Going into the final race in Australia, Schumacher led Hill by a singular point and needed to finish ahead of the Brit to become the first German Formula One Driver’s World Champion. He qualified second with Hill managing P3. The race started perfectly for the German, with him overtaking Nigel Mansell for the lead of the race. Schumacher held the lead comfortably from Hill but on Lap 36, all of that changed – Schumacher went off the track, hit the wall with his right side but somehow managed to get back on track. Hill made up for Schumacher’s detour and caught up with the Benetton driver, and as Hill tried to overtake Schumacher, he turned in and the two title rivals collided with irreparable damages. Schumacher retired on the spot and Hill – although having tried to pit and continue – had to retire as well given the damage. This meant neither driver scored any points in the last race, leaving Michael Schumacher as the Driver’s World Champion of 1994.
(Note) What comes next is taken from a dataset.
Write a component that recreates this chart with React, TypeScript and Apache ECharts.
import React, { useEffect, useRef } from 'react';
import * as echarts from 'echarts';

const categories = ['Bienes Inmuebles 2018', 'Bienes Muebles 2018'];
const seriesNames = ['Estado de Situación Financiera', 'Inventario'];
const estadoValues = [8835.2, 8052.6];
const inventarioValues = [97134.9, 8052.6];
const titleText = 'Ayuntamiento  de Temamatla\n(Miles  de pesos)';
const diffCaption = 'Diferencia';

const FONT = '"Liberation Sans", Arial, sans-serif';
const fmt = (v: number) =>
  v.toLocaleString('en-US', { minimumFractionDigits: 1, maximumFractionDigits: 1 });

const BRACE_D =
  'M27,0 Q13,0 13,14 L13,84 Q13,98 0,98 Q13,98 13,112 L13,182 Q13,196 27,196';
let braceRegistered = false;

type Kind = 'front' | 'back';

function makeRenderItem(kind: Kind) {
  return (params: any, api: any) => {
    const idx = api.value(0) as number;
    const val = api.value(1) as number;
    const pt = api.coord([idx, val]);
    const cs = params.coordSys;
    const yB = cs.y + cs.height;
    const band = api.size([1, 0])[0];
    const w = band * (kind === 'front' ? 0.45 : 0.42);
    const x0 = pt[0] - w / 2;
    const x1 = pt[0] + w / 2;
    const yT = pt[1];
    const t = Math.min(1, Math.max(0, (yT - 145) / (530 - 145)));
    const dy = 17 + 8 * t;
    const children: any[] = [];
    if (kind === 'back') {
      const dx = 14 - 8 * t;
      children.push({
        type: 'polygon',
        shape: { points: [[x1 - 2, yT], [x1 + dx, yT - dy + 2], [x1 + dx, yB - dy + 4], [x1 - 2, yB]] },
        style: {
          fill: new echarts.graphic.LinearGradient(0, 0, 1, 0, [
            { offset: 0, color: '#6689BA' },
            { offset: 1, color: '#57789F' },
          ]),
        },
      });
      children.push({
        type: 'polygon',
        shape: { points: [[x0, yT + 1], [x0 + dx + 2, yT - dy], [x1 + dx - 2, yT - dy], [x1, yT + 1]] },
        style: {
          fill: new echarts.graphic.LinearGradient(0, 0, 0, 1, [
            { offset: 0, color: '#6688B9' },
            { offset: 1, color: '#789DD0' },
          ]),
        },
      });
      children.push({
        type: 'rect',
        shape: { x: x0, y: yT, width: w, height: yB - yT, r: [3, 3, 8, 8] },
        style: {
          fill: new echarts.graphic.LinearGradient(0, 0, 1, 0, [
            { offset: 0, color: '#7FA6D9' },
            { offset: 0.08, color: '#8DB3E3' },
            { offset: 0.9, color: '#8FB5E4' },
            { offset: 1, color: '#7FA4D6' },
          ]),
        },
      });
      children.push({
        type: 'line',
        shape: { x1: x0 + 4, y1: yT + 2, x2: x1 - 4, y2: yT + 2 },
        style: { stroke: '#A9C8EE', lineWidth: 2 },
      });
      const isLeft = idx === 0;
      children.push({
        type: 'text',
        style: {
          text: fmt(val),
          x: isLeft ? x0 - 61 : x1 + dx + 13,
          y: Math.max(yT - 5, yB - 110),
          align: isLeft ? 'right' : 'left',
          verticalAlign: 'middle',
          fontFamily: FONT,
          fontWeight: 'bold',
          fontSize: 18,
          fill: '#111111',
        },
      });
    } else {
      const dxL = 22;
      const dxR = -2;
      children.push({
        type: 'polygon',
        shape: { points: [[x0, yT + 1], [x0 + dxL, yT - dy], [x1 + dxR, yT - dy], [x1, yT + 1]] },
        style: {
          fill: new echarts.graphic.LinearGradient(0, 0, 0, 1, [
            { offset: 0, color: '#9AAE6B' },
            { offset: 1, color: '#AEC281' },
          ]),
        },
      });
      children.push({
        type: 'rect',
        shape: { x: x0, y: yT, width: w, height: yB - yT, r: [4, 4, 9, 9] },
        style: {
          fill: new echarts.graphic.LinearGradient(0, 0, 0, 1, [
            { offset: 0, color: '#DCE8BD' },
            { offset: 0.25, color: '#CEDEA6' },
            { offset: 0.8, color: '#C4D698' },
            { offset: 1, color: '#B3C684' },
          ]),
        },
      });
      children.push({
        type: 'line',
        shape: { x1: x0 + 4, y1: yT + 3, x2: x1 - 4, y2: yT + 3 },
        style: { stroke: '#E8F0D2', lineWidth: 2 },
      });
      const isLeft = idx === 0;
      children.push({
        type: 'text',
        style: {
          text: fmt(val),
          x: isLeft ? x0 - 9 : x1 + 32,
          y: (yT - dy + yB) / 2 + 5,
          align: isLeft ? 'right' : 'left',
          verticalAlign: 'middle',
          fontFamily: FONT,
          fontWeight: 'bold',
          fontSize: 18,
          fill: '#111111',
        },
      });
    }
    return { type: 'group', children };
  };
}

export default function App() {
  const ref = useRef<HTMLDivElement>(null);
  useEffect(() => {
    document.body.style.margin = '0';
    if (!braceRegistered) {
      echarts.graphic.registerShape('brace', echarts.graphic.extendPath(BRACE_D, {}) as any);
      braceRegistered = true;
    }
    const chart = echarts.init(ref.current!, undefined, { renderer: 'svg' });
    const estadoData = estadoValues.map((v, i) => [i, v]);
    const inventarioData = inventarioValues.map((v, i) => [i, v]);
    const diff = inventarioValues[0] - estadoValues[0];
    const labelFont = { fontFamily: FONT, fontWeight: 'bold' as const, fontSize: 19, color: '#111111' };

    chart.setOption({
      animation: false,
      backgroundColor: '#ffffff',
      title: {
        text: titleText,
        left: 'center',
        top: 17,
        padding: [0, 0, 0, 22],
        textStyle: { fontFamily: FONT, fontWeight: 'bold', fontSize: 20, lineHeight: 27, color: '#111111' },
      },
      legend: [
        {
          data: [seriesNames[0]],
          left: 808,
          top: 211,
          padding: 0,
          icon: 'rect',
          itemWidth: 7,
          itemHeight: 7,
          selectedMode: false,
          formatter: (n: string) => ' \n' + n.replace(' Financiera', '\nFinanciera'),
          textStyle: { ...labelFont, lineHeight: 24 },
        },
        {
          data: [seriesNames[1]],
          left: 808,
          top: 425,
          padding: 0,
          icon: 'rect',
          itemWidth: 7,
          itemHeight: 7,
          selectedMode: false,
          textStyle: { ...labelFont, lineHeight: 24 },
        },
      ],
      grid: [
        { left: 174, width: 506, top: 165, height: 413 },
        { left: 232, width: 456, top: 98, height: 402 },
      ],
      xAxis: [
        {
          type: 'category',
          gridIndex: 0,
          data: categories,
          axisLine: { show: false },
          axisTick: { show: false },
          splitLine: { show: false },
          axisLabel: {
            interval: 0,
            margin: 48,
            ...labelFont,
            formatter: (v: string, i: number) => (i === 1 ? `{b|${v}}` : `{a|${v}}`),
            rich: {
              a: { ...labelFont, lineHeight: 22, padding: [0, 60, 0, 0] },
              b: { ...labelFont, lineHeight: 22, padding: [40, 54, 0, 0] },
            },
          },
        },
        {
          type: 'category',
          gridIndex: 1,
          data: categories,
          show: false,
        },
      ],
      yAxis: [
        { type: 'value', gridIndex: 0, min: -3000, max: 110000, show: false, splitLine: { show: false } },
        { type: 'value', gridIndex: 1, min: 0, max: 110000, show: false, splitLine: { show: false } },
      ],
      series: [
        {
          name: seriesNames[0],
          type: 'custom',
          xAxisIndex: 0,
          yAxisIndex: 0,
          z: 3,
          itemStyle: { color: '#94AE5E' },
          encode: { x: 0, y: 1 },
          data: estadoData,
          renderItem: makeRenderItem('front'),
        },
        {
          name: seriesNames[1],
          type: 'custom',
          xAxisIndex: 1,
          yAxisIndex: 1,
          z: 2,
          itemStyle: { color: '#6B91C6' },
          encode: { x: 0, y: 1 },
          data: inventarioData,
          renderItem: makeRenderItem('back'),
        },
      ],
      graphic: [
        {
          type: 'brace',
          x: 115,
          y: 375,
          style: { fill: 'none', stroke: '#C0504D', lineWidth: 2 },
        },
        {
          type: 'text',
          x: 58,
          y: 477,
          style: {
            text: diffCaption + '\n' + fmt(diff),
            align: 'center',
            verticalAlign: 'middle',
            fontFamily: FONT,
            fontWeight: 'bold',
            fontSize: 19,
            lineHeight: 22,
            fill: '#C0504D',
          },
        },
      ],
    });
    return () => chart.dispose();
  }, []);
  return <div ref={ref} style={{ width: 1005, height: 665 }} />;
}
Williams deemed Schumacher’s move on Hill as desperate and deliberate. The FIA deemed the incident as a racing incident. A season filled with tragedy ended with controversy as well, with many people till date maintaining Schumacher deliberately drove into Hill.

 

John Surtees v Graham Hill v Jim Clark – 1964- Max points, no Championship!
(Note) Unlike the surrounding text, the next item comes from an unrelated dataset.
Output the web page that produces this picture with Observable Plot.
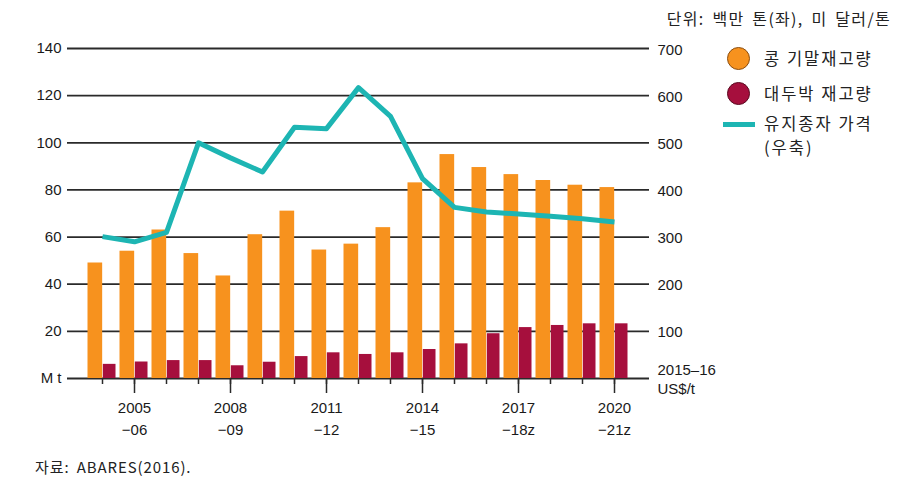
<!DOCTYPE html>
<html>
<head>
<meta charset="utf-8">
<script src="https://cdn.jsdelivr.net/npm/d3@7"></script>
<script src="https://cdn.jsdelivr.net/npm/@observablehq/plot@0.6"></script>
<style>
  html, body { margin: 0; padding: 0; background: #fff; }
  body { font-family: "Liberation Sans", "Noto Sans CJK KR", sans-serif; }
  #wrap { position: relative; width: 899px; height: 486px; overflow: hidden; }
  #chart { position: absolute; left: 0; top: 0; }
  .unit { position: absolute; right: 8px; top: 6px; font-size: 16px; color: #222; font-family: "Noto Sans CJK KR", sans-serif; letter-spacing: 1.3px; word-spacing: 3px; white-space: nowrap; }
  .legend { position: absolute; left: 727px; top: 46px; font-family: "Noto Sans CJK KR", sans-serif; font-size: 16.5px; color: #222; }
  .item { position: relative; height: 35px; }
  .sw { position: absolute; left: 0; width: 23px; height: 23px; border-radius: 50%; box-sizing: border-box; }
  .txt { position: absolute; left: 37px; line-height: 20px; white-space: nowrap; letter-spacing: 2px; }
  .caption { position: absolute; left: 35px; top: 456px; font-size: 15px; color: #222; font-family: "Noto Sans CJK KR", sans-serif; letter-spacing: 0.9px; word-spacing: 3px; }
</style>
</head>
<body>
<div id="wrap">
  <div id="chart"></div>
  <div class="unit">단위: 백만 톤(좌), 미 달러/톤</div>
  <div class="legend" id="legend"></div>
  <div class="caption">자료: ABARES(2016).</div>
</div>
<script>
// ---- data ----
const years = ["2004-05","2005-06","2006-07","2007-08","2008-09","2009-10","2010-11","2011-12","2012-13","2013-14","2014-15","2015-16","2016-17","2017-18","2018-19","2019-20","2020-21"];
const soybeanStocks = [49, 54, 63, 53, 43.5, 61, 71, 54.5, 57, 64, 83, 95, 89.5, 86.5, 84, 82, 81];
const mealStocks = [6, 7, 7.6, 7.6, 5.4, 6.9, 9.3, 10.9, 10.2, 10.9, 12.3, 14.7, 19, 21.6, 22.5, 23.2, 23.2];
const oilseedPrice = [301, 290, 310, 500, 468, 438, 533, 530, 617, 556, 424, 363, 353, 349, 344, 339, 332];
const labeledYears = ["2005-06","2008-09","2011-12","2014-15","2017-18","2020-21"];
const xTickLabels = ["2005\n−06","2008\n−09","2011\n−12","2014\n−15","2017\n−18z","2020\n−21z"];
const leftTicks = [0, 20, 40, 60, 80, 100, 120, 140];
const leftTickLabels = ["M t", "20", "40", "60", "80", "100", "120", "140"];
const rightTickLabels = ["2015–16\nUS$/t", "100", "200", "300", "400", "500", "600", "700"];
const seriesNames = ["콩 기말재고량", "대두박 재고량", "유지종자 가격\n(우축)"];
const colors = {orange: "#f7921e", red: "#a60f3d", teal: "#1db5b3"};
const priceToLeft = 5; // 700 US$/t on the right axis sits at 140 Mt on the left

const data = years.map((y, i) => ({year: y, soy: soybeanStocks[i], meal: mealStocks[i], price: oilseedPrice[i]}));

const W = 899, H = 486;
const marginLeft = 67, marginRight = 250, marginTop = 48, marginBottom = 108;
const pIn = 0.11, pOut = 0.59;
const step = (W - marginLeft - marginRight) / (years.length - pIn + 2 * pOut);
const bw = step * (1 - pIn);
const half = bw / 2;

const font = "Liberation Sans, Noto Sans CJK KR, sans-serif";

const chart = Plot.plot({
  width: W, height: H,
  marginLeft, marginRight, marginTop, marginBottom,
  style: {fontFamily: font, fontSize: "15px", color: "#1a1a1a", background: "transparent"},
  x: {type: "band", domain: years, paddingInner: pIn, paddingOuter: pOut, align: 0.5, axis: null},
  y: {domain: [0, 140], axis: null},
  marks: [
    Plot.ruleY(leftTicks, {stroke: "#2a2a2a", strokeWidth: 1.8}),
    Plot.barY(data, {x: "year", y: "soy", fill: colors.orange, insetRight: half - 0.5, insetLeft: -0.5}),
    Plot.barY(data, {x: "year", y: "meal", fill: colors.red, insetLeft: half + 0.5, insetRight: 0.5}),
    Plot.line(data, {x: "year", y: d => d.price / priceToLeft, stroke: colors.teal, strokeWidth: 5, strokeLinejoin: "round", strokeLinecap: "butt"}),
    Plot.axisY({ticks: leftTicks, anchor: "left", tickSize: 0, tickPadding: 6,
      tickFormat: d => leftTickLabels[leftTicks.indexOf(d)], fontSize: 15, label: null}),
    Plot.axisY({ticks: leftTicks, anchor: "right", tickSize: 0, tickPadding: 8, textAnchor: "start",
      tickFormat: d => rightTickLabels[leftTicks.indexOf(d)], fontSize: 15, lineHeight: 1.25, label: null}),
    Plot.axisX({ticks: years, tickSize: 6, tickFormat: () => "", stroke: "#2a2a2a", strokeWidth: 1.5, label: null}),
    Plot.axisX({ticks: labeledYears, tickSize: 15, tickPadding: 4, stroke: "#2a2a2a", strokeWidth: 1.5,
      tickFormat: d => xTickLabels[labeledYears.indexOf(d)], fontSize: 15, lineHeight: 1.45, label: null})
  ]
});
document.getElementById("chart").appendChild(chart);

// ---- legend ----
const legend = document.getElementById("legend");
const sw = [
  `<div class="sw" style="top:1px;background:${colors.orange};border:1.5px solid #8a4d10"></div>`,
  `<div class="sw" style="top:1px;background:${colors.red};border:1.5px solid #5a0a20"></div>`,
  `<div class="sw" style="top:6px;left:-4px;width:32px;height:5px;border-radius:0;background:${colors.teal}"></div>`
];
seriesNames.forEach((name, i) => {
  const item = document.createElement("div");
  item.className = "item";
  const lines = name.split("\n");
  item.innerHTML = sw[i] + lines.map((ln, j) =>
    `<div class="txt" style="top:${(i===2?-3:2) + j*24}px">${ln}</div>`).join("");
  legend.appendChild(item);
});
</script>
</body>
</html>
The 1964 season saw three British legends fight it out for motorsport’s most elusive crown. Throughout the season, Surtees’ Ferrari, Hill’s BRM and Clark’s Lotus were all championship contenders, with the three of them sharing the victories throughout the season.

Although it was Clark and Hill who had the better start to the season, a valve gear issue put the former out of the German Grand Prix, handing Surtees a win that opened up the championship even more. The Austrian Grand Prix was anti-climactic as none of the three championship runners finished the race, but victory for Surtees at Monza and a second place at the US Grand Prix set up a championship showdown between Surtees and Clark in Mexico. The permutations were out there – for Hill to win, he needed to win and hope Surtees was third or lower and Clark second or lower. For Surtees, he needed to win and hope Hill finished fourth or lower. Clark had to hope Surtees finished third or lower and hoped Hill finished none higher than fourth, with himself winning. The finale went horribly wrong for the BRM driver as Ferrari’s number two driver Lorenzo Bandini made contact with Hill, leaving him out of a winning position. Surtees made up places to eventually take second place and with Clark having retired after having led the race and almost pulling off a championship winning race before his engine blew, with Hill not finishing high enough, it was enough for Surtees to be crowned as the World Driver’s Championship.

The 1964 championship will also go down in history as probably the only season where the driver with most number of points did not win the championship. The rule during that season was that only the best six results would be counted towards the championship, which meant even though Hill had scored 41 points over the season, his top six amounted to only 39 while Surtees’ amounted to 40.